Albanese's personal standing is becoming a problem in its own right. Newspoll still has him ahead as preferred PM, but Resolve has the hapless Taylor narrowly in front, and Morgan records particularly heavy disapproval of the PM. The deeper danger for Labor is that Albanese's brand was built on trust, but the broken promises in the budget have taken that away.

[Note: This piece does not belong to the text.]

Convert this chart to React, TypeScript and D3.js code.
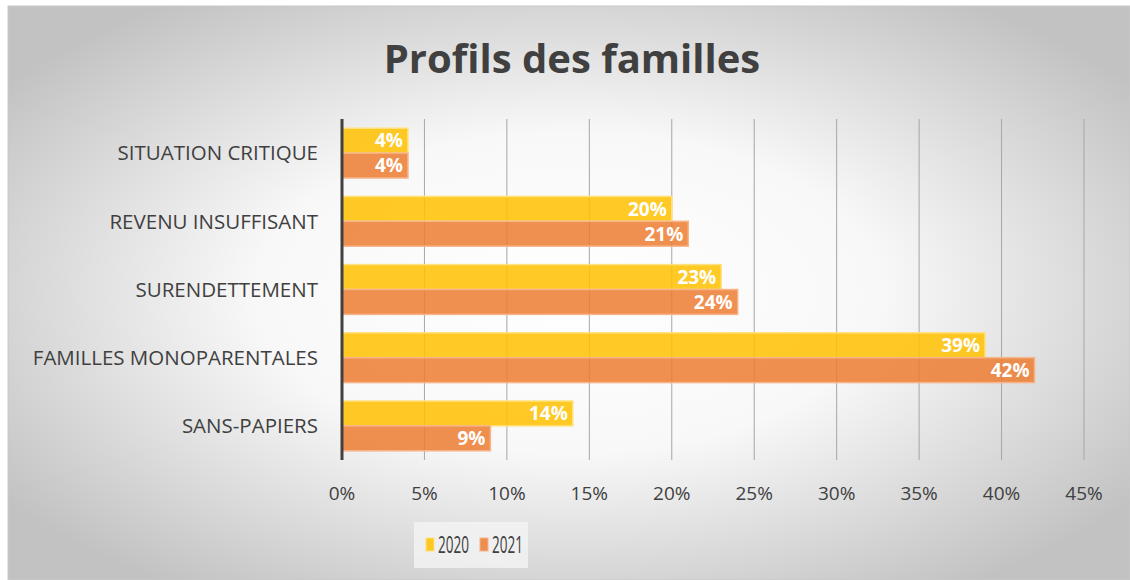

Voters often dislike budgets before adjusting to them. Treasurer Jim Chalmers can argue that tough decisions were necessary, housing reform requires upsetting entrenched interests, and the Coalition has no credible alternative vision. Taylor sought to challenge that with ideas announced in his budget reply. However, Newspoll finds voters still don't believe the opposition would have delivered a better budget, by 47 to 39 per cent.

Protest Voting Rises

Voters who reject the government aren't automatically embracing the opposition. They can move to One Nation, teals, or the Greens. That makes Labor's task more complicated and the Coalition's predicament more serious. The post-budget polling reveals a government wounded by its own choices, such as broken promises and perhaps even intergenerational hypocrisy amongst its older MPs, like Albanese, benefiting from rules it is changing. But the opposition still doesn't look credible, and protest voting is rapidly becoming the central fact of Australian politics.

The budget may or may not survive the policy debate to come, but politically it has confirmed that the old two-party system is no longer capable of containing voter anger.